──────── Collected material ────────
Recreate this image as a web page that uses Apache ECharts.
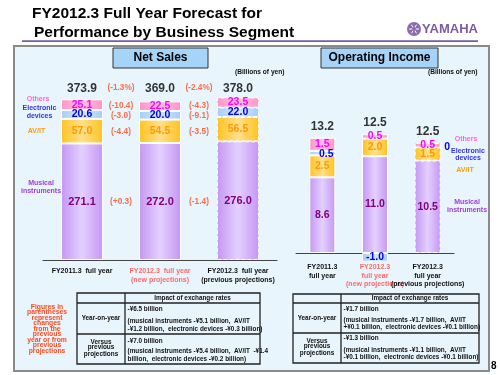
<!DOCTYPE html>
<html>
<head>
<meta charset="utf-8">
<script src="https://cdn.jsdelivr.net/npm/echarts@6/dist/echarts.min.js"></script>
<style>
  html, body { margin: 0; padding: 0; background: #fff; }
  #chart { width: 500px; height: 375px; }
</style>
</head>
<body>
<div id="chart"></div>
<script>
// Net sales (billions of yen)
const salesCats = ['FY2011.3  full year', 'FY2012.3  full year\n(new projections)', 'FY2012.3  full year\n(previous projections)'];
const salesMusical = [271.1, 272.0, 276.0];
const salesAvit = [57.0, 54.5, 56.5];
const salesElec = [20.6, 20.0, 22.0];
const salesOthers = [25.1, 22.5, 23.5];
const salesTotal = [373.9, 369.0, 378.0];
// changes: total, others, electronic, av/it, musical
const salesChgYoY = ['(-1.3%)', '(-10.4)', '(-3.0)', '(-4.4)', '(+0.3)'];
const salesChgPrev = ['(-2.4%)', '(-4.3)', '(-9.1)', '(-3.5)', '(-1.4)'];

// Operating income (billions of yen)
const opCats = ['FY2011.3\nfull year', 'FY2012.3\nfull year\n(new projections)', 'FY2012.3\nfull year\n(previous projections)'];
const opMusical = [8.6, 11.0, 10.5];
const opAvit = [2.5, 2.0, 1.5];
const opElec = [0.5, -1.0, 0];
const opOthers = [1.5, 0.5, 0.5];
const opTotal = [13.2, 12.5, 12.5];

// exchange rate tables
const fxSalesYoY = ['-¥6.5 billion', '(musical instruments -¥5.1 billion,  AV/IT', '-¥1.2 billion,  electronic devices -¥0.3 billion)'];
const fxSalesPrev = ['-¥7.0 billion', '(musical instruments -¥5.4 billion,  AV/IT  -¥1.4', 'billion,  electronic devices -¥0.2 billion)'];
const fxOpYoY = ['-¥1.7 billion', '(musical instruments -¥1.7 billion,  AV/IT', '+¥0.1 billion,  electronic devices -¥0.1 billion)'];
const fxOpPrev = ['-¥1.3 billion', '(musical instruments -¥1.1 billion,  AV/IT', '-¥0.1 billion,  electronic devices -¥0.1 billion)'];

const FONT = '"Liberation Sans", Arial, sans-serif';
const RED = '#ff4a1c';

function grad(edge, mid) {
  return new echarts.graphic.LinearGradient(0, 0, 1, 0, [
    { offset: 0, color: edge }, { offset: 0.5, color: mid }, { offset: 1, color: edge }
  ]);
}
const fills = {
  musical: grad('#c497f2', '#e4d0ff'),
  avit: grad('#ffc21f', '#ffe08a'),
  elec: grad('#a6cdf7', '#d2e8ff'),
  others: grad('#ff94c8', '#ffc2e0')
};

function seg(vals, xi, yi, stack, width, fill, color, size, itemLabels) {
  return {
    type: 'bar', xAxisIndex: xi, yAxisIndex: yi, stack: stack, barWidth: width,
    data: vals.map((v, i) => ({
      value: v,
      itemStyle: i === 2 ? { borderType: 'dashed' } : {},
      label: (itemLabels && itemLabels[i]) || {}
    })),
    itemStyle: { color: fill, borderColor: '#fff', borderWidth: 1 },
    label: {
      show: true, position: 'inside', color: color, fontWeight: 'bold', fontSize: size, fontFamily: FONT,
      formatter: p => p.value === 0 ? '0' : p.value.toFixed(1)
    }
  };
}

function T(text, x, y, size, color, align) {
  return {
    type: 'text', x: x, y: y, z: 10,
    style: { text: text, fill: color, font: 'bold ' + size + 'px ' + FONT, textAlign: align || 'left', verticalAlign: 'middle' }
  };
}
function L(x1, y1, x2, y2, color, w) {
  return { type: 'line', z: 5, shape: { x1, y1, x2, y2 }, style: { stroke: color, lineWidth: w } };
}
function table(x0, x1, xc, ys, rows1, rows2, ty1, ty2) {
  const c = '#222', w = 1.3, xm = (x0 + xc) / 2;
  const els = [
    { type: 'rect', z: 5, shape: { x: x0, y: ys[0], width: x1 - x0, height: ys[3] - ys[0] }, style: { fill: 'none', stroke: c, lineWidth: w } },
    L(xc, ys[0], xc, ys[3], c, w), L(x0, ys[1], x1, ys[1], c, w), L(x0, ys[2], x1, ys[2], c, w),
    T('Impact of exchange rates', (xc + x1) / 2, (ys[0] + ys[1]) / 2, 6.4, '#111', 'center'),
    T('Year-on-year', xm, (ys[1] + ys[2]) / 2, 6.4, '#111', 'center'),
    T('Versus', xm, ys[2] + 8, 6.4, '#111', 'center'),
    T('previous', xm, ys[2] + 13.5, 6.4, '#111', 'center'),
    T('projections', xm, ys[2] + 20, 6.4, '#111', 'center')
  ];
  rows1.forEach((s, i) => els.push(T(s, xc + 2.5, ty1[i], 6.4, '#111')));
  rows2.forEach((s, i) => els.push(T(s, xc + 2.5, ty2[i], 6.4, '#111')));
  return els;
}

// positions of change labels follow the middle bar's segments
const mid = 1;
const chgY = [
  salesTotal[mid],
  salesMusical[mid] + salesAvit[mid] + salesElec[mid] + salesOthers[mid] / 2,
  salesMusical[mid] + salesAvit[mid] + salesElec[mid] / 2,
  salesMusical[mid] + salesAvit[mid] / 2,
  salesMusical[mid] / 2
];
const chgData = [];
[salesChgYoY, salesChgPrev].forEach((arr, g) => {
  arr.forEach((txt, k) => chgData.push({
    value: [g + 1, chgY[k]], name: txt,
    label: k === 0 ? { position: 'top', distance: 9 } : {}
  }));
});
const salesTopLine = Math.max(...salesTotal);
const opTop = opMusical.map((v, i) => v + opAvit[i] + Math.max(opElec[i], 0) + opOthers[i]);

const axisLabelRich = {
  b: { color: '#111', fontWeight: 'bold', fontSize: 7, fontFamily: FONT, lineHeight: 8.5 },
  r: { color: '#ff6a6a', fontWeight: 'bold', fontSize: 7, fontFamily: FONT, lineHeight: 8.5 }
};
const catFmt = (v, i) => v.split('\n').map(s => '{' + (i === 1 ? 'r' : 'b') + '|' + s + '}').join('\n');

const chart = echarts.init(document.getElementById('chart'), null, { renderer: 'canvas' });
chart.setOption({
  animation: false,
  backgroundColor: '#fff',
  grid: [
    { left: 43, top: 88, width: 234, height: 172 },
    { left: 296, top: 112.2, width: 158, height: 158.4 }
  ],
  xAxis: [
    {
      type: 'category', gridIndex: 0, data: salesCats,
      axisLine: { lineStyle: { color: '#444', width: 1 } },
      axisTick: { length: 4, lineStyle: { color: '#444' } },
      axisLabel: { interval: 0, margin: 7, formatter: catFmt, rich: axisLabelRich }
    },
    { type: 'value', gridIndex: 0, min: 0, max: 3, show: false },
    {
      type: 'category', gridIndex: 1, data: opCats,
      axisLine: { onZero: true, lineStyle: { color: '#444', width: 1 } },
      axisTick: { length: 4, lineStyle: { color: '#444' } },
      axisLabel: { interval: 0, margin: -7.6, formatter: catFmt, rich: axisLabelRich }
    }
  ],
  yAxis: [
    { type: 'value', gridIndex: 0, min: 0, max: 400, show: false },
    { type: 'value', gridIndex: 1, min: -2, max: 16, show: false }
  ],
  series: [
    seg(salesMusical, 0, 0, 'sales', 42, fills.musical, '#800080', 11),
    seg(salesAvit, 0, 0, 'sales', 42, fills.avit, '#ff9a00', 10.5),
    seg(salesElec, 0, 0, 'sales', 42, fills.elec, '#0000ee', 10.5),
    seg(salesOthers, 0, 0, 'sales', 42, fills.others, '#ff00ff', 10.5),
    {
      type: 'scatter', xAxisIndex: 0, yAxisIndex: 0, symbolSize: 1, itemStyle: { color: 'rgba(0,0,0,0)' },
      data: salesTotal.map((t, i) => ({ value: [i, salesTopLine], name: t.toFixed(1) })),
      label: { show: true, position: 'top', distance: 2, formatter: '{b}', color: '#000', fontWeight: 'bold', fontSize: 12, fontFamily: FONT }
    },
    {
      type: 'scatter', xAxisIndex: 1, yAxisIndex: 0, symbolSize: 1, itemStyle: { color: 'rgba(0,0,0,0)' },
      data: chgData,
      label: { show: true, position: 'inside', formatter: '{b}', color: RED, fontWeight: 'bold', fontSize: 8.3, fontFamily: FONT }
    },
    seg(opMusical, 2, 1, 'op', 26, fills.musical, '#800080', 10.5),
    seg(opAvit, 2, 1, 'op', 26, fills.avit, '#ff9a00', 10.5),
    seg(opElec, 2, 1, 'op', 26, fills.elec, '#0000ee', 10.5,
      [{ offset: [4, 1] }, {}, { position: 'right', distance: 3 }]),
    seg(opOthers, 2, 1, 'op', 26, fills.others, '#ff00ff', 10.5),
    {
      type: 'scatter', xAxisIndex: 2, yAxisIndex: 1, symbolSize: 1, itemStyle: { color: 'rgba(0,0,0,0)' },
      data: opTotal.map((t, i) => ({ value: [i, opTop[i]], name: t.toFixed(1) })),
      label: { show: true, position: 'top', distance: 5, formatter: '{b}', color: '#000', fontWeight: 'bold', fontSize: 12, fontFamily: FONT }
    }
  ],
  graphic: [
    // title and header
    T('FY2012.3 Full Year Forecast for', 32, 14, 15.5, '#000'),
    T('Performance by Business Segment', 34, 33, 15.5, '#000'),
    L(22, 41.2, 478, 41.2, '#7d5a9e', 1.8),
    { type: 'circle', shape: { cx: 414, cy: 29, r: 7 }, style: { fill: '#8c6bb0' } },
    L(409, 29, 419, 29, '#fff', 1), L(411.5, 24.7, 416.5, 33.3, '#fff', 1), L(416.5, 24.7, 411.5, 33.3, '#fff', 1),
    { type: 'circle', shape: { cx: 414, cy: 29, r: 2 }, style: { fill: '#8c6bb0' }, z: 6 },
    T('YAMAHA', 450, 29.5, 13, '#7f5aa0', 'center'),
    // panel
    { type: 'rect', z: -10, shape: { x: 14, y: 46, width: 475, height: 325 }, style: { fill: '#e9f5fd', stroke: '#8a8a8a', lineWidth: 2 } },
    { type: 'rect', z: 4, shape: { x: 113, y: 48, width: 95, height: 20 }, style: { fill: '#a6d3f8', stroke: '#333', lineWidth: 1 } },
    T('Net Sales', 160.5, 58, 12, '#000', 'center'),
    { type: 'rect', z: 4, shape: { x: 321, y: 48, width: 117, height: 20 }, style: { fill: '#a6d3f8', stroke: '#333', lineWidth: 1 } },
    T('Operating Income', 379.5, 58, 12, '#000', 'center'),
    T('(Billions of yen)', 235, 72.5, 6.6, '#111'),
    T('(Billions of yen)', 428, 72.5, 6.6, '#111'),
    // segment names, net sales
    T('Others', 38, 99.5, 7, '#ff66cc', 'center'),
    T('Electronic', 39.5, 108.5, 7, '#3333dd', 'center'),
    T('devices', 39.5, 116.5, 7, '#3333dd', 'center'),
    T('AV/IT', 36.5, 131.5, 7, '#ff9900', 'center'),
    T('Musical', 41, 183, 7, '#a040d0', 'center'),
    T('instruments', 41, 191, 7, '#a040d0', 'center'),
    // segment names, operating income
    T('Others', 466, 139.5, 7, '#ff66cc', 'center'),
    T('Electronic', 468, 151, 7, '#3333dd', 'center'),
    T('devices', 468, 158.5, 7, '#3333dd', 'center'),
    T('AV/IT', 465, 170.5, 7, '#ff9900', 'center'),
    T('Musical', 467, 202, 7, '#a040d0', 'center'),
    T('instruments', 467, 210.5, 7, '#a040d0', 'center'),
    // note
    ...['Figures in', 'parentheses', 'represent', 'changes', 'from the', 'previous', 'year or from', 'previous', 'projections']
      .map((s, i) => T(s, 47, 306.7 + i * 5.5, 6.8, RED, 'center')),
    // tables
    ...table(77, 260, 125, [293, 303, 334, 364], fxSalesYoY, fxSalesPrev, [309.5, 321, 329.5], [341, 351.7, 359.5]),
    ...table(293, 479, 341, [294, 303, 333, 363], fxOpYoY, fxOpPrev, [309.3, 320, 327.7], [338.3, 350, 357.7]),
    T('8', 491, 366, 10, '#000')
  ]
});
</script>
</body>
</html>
────────
- Your objective: Return only the lines running from the top of the data to the line that holds "['(-2.4%)', '(-4.3)', '(-9.1)', '(-3.5)', '(-1.4)'];". Include both of those lines, but skip the pictures.

- Written answer:
Recreate this image as a web page that uses Apache ECharts.
<!DOCTYPE html>
<html>
<head>
<meta charset="utf-8">
<script src="https://cdn.jsdelivr.net/npm/echarts@6/dist/echarts.min.js"></script>
<style>
  html, body { margin: 0; padding: 0; background: #fff; }
  #chart { width: 500px; height: 375px; }
</style>
</head>
<body>
<div id="chart"></div>
<script>
// Net sales (billions of yen)
const salesCats = ['FY2011.3  full year', 'FY2012.3  full year\n(new projections)', 'FY2012.3  full year\n(previous projections)'];
const salesMusical = [271.1, 272.0, 276.0];
const salesAvit = [57.0, 54.5, 56.5];
const salesElec = [20.6, 20.0, 22.0];
const salesOthers = [25.1, 22.5, 23.5];
const salesTotal = [373.9, 369.0, 378.0];
// changes: total, others, electronic, av/it, musical
const salesChgYoY = ['(-1.3%)', '(-10.4)', '(-3.0)', '(-4.4)', '(+0.3)'];
const salesChgPrev = ['(-2.4%)', '(-4.3)', '(-9.1)', '(-3.5)', '(-1.4)'];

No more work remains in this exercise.